Friday, June 12, 2015
I cite from Charles P. Kindleberger’s “Manias, Panics and Crashes” 1978.
“Financial crisis are associated with the peaks of business cycles… the culmination of a period of expansion.
According to Hyman Minsky, events leading up to a crisis start with a ‘displacement’ some exogenous, outside shock to the macroeconomic system. The nature of this displacement varies from one speculative boom to another. It may be the outbreak or end of a war, a bumper harvest or crop failure, the widespread adoption of an invention with pervasive effects – canals, railroads, the automobile – some political event or surprising financial success, or a debt conversion that precipitously lower interest rates. But whatever the source of the displacement, if it is sufficiently large and pervasive, it will alter the economic outlook by changing profit opportunities in at least one important sector of the economy. Displacement brings opportunities for profit in some new or existing lines, and closes out others… a boom is under way.

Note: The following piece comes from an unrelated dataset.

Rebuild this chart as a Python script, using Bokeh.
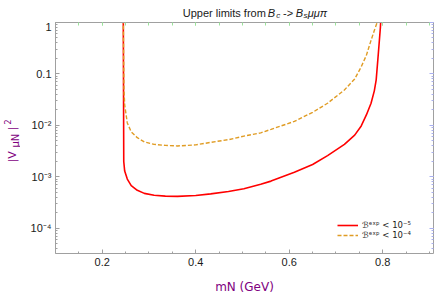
import math
from bokeh.plotting import figure
from bokeh.layouts import column, row
from bokeh.models import (Range1d, SingleIntervalTicker, LogTicker, LinearAxis, LogAxis,
                          CustomJSTickFormatter, Legend, LegendItem, Label)
from bokeh.embed import file_html
from bokeh.resources import INLINE

# ---- data ----
mass_red = [0.2450, 0.2460, 0.2480, 0.2536, 0.262, 0.275, 0.290, 0.311, 0.335, 0.361,
            0.400, 0.432, 0.470, 0.503, 0.539, 0.561, 0.611, 0.650, 0.682, 0.718,
            0.740, 0.754, 0.765, 0.775, 0.782, 0.786, 0.7906, 0.795, 0.7965]
v2_red = [1.5, 2.0e-3, 1.3e-3, 9.1e-4, 6.8e-4, 5.5e-4, 4.8e-4, 4.4e-4, 4.25e-4, 4.2e-4,
          4.35e-4, 4.7e-4, 5.2e-4, 5.9e-4, 7.2e-4, 8.3e-4, 1.23e-3, 1.75e-3, 2.6e-3, 4.3e-3,
          6.5e-3, 9.8e-3, 0.016, 0.027, 0.047, 0.077, 0.25, 0.8, 1.5]

mass_orange = [0.2450, 0.2465, 0.2480, 0.2536, 0.262, 0.275, 0.290, 0.311, 0.335, 0.361,
               0.400, 0.432, 0.470, 0.503, 0.539, 0.561, 0.611, 0.650, 0.682, 0.718,
               0.740, 0.754, 0.765, 0.775, 0.782, 0.788, 0.790]
v2_orange = [1.5, 0.05, 0.025, 0.0112, 7.5e-3, 5.8e-3, 4.8e-3, 4.3e-3, 4.1e-3, 4.0e-3,
             4.2e-3, 4.7e-3, 5.3e-3, 6.2e-3, 7.2e-3, 8.4e-3, 0.012, 0.018, 0.027, 0.049,
             0.08, 0.138, 0.23, 0.45, 0.7, 1.0, 1.5]

legend_labels = ["ℬᵉˣᵖ < 10⁻⁵", "ℬᵉˣᵖ < 10⁻⁴"]
x_title = "mN (GeV)"
x_limits = (0.1, 0.9086)
y_limits = (3.26e-5, 1.0)

RED = "#ff0000"
ORANGE = "#e09c24"
PURPLE = "#800080"
FRAME = "#a0a0a0"
FONT = "Liberation Sans"

W, H = 436, 296
TITLE_H = 20
YLAB_W = 20


def bare_fig(w, h, xr, yr):
    f = figure(width=w, height=h, output_backend="svg", toolbar_location=None,
               x_range=Range1d(*xr), y_range=Range1d(*yr),
               min_border=0, x_axis_location=None, y_axis_location=None)
    f.grid.visible = False
    f.outline_line_color = None
    return f


def lab(f, x, y, text, size, style="normal", color="#1a1a1a", angle=0.0, font=FONT,
        align="left", baseline="alphabetic"):
    f.add_layout(Label(x=x, y=y, text=text, text_font=font, text_font_size=size,
                       text_font_style=style, text_color=color, angle=angle,
                       text_align=align, text_baseline=baseline))


# ---- y-label strip, full height (data units = page pixels) ----
yf = bare_fig(YLAB_W, H, (0, YLAB_W), (H, 0))
ya = math.pi / 2
lab(yf, 12, 162, "|V", "11px", color=PURPLE, angle=ya, font="DejaVu Sans")
lab(yf, 15, 147, "μN", "10px", color=PURPLE, angle=ya, font="DejaVu Sans")
lab(yf, 12, 130, "|", "11px", color=PURPLE, angle=ya, font="DejaVu Sans")
lab(yf, 6.5, 124, "2", "8px", color=PURPLE, angle=ya, font="DejaVu Sans")

# ---- title strip (data units = page pixels) ----
tf = bare_fig(W - YLAB_W, TITLE_H, (YLAB_W, W), (TITLE_H, 0))
tb = 12
lab(tf, 251.5, tb, "Upper limits from", "11px", align="right")
lab(tf, 253.5, tb, "B", "11px", "italic")
lab(tf, 263, tb + 2.5, "c", "8px", "italic")
lab(tf, 270.5, tb, "->", "11px")
lab(tf, 284.5, tb, "B", "11px", "italic")
lab(tf, 293, tb + 2.5, "s", "8px", "italic")
lab(tf, 297.5, tb, "μμπ", "11px", "italic")

# ---- main plot ----
p = figure(width=W - YLAB_W, height=H - TITLE_H, output_backend="svg", toolbar_location=None,
           x_range=Range1d(*x_limits), y_range=Range1d(*y_limits), y_axis_type="log",
           min_border_left=55 - YLAB_W, min_border_right=3, min_border_top=2,
           min_border_bottom=41, x_axis_location=None, y_axis_location=None)
p.grid.visible = False
p.outline_line_color = None

blank = CustomJSTickFormatter(code="return '';")


def style_axis(ax, tick_color, labels=True):
    ax.axis_line_color = FRAME
    ax.major_tick_line_color = tick_color
    ax.minor_tick_line_color = tick_color
    ax.major_tick_in = 4
    ax.major_tick_out = 0
    ax.minor_tick_in = 2
    ax.minor_tick_out = 0
    ax.major_label_text_font = FONT
    ax.major_label_text_font_size = "11px"
    ax.major_label_text_color = "#1a1a1a"
    if not labels:
        ax.formatter = blank
        ax.major_label_standoff = 0


bottom = LinearAxis(ticker=SingleIntervalTicker(interval=0.2, num_minor_ticks=4))
style_axis(bottom, FRAME)
bottom.major_label_standoff = 4
bottom.axis_label = x_title
bottom.axis_label_text_font = "DejaVu Sans"
bottom.axis_label_text_font_style = "normal"
bottom.axis_label_text_font_size = "12px"
bottom.axis_label_text_color = PURPLE
bottom.axis_label_standoff = 11
p.add_layout(bottom, "below")

left = LogAxis(ticker=LogTicker(num_minor_ticks=10))
style_axis(left, FRAME)
left.major_label_standoff = 4
left.formatter = CustomJSTickFormatter(code="""
const e = Math.round(Math.log10(tick));
if (e === 0) return "1";
if (e === -1) return "0.1";
const sup = {"-":"\u207b","0":"\u2070","1":"\u00b9","2":"\u00b2","3":"\u00b3","4":"\u2074",
             "5":"\u2075","6":"\u2076","7":"\u2077","8":"\u2078","9":"\u2079"};
return "10" + String(e).split("").map(c => sup[c]).join("");
""")
p.add_layout(left, "left")

top = LinearAxis(ticker=SingleIntervalTicker(interval=0.2, num_minor_ticks=4))
style_axis(top, "#9be39b", labels=False)
top.minor_tick_in = 3
top.major_tick_in = 3
p.add_layout(top, "above")

right = LogAxis(ticker=LogTicker(num_minor_ticks=10))
style_axis(right, "#aab0f0", labels=False)
p.add_layout(right, "right")

r1 = p.line(mass_red, v2_red, line_color=RED, line_width=1.6)
r2 = p.line(mass_orange, v2_orange, line_color=ORANGE, line_width=1.4, line_dash="4 2")


def one_legend(label, rend, y):
    lg = Legend(items=[LegendItem(label=label, renderers=[rend])], location=(282, y))
    lg.background_fill_alpha = 0
    lg.border_line_color = None
    lg.padding = 0
    lg.margin = 0
    lg.spacing = 0
    lg.glyph_width = 21
    lg.glyph_height = 10
    lg.label_height = 10
    lg.label_standoff = 4
    lg.label_text_font = "DejaVu Sans"
    lg.label_text_font_size = "8.5px"
    lg.label_text_color = "#1a1a1a"
    p.add_layout(lg, "center")


one_legend(legend_labels[0], r1, 23)
one_legend(legend_labels[1], r2, 13)

layout = row(yf, column(tf, p))
open("out.html", "w").write(file_html(layout, INLINE))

In Minsky’s model, the boom is fed by an expansion of bank credit which enlarges the total money supply… Bank credit is, or at least has been, notoriously unstable and the Minsky model is based squarely on that fact.” End of quote
In 1999 in a Op-Ed in I wrote: “The possible Big Bang that scares me the most is the one that could happen the day those genius bank regulators in Basel, playing Gods, manage to introduce a systemic error in the financial system, which will cause the collapse of our banks”
And I have no doubt that the systemic error, the Minsky displacement that brought on the credit expansion that resulted in the financial crisis of 2007-08, was the introduction by regulators of credit risk weighted capital requirements for banks.
That facilitated a tremendous credit expansion by allowing banks to hold absolute minimum equity against assets perceived as safe. We are talking about zero percent when lending to sovereigns (Basel I 1988) to 1.6 percent when lending to the private sector rated AAA to AA (Basel II 2004).
And allowing for such minimum equity, while still lending the banking sector much implicit and explicit government support, made possible immense leverages and thereby immense risk-adjusted returns on bank equity on assets perceived as safe, while closing out the fair access to bank credit for all those perceived as “risky”, like the SMEs.
And today, soon a decade later, that “displacement” which completely distorted the allocation of bank credit to the real economy has not even been acknowledged much less corrected.
PS. Read Charles P. Kindleberger’s “Manias, Panics and Crashes” and you will not find one evidence that supports current credit risk weighted capital requirements for banks… unless perhaps they are 180 degrees the opposite: higher for what is perceived as safe and lower for what is perceived as risky.
PS. In the Wikipedia on Hyman Minsky, I do not agree with how Paul McCulley translates the Minsky's hypothesis to the subprime mortgage crisis ignoring the minimum bank capital requirements associated with the AAA rated securities backed with mortgages to the subprime sector.